Exercise task ▸
Starting at the first line of the listing below, repeat each line up to and including the one containing "const note2 = '1mA Load';". Leave out pictures.

═══ Working data ═══

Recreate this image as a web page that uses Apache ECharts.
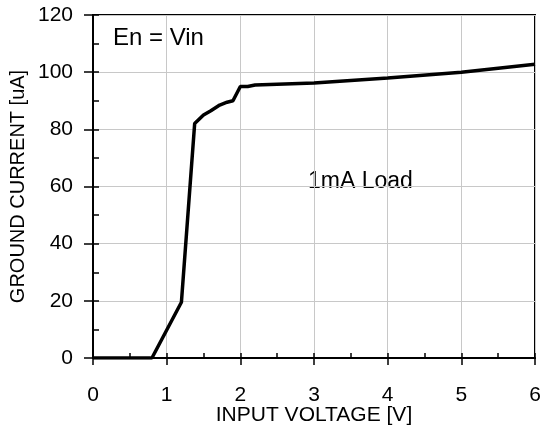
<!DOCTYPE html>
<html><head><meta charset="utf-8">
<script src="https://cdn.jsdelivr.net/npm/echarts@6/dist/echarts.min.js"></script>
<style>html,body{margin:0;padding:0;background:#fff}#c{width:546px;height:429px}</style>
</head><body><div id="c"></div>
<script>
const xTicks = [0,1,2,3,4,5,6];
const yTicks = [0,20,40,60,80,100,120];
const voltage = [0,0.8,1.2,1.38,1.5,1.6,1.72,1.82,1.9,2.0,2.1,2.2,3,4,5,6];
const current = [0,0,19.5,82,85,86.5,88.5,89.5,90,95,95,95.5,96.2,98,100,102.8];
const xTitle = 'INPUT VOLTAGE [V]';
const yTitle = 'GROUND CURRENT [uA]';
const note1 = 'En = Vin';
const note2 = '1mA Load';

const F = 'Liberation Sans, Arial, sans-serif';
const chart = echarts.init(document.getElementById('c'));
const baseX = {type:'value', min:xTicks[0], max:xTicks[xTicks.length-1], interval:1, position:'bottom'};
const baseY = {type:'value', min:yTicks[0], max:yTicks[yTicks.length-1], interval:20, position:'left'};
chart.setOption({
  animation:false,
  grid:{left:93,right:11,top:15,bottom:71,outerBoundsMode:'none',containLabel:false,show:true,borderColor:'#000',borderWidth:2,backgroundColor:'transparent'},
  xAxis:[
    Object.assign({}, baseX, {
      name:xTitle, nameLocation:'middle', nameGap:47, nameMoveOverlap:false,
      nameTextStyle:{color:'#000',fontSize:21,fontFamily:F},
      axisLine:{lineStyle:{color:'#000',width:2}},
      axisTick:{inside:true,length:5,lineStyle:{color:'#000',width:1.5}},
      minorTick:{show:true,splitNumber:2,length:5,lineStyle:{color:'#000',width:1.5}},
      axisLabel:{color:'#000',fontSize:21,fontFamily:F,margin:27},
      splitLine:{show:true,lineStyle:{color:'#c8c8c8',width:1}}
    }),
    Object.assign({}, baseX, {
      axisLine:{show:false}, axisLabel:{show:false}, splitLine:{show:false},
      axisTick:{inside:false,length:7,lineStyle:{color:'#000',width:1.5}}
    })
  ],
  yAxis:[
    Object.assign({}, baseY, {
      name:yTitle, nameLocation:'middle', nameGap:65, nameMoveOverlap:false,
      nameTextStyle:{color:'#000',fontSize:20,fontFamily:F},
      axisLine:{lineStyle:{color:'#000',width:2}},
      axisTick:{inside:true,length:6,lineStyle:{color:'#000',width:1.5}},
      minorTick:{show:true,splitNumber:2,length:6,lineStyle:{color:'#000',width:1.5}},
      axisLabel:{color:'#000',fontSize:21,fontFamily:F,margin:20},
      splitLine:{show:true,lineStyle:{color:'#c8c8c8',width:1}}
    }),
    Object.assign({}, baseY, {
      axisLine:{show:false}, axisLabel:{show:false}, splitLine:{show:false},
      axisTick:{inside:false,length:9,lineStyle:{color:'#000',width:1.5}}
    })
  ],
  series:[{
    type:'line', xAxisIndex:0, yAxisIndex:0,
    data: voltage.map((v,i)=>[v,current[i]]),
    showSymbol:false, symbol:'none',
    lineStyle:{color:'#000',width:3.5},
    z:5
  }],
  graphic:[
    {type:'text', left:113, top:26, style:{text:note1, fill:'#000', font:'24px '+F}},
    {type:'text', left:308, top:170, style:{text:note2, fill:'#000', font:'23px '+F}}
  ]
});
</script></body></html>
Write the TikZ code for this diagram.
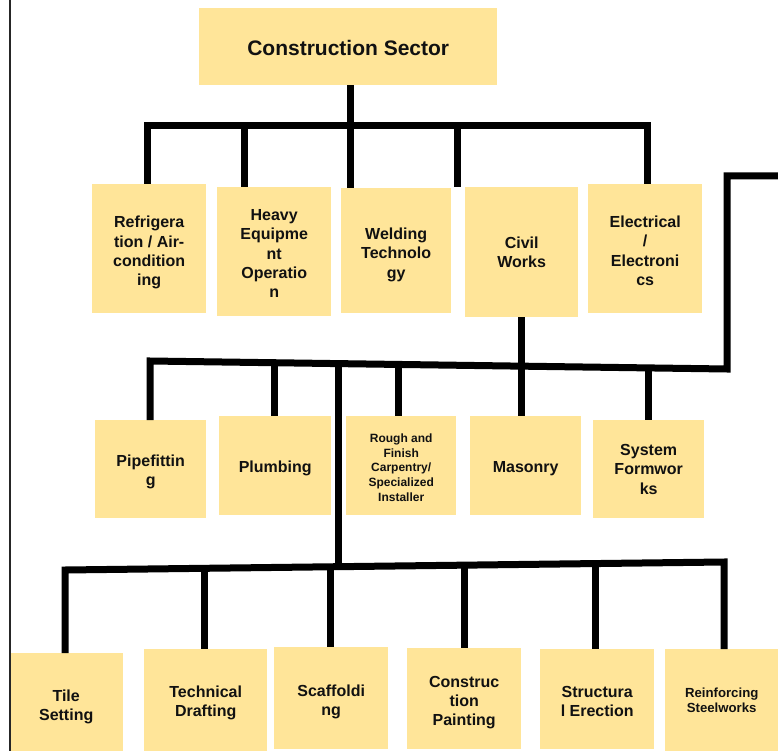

═══

Output ▸
Recreate this image as a web page that uses Apache ECharts.
<!DOCTYPE html>
<html><head><meta charset="utf-8">
<script src="https://cdn.jsdelivr.net/npm/echarts@6/dist/echarts.min.js"></script>
<style>html,body{margin:0;padding:0;background:#fff}#c{width:546px;height:429px}</style>
</head><body><div id="c"></div>
<script>
const xTicks = [0,1,2,3,4,5,6];
const yTicks = [0,20,40,60,80,100,120];
const voltage = [0,0.8,1.2,1.38,1.5,1.6,1.72,1.82,1.9,2.0,2.1,2.2,3,4,5,6];
const current = [0,0,19.5,82,85,86.5,88.5,89.5,90,95,95,95.5,96.2,98,100,102.8];
const xTitle = 'INPUT VOLTAGE [V]';
const yTitle = 'GROUND CURRENT [uA]';
const note1 = 'En = Vin';
const note2 = '1mA Load';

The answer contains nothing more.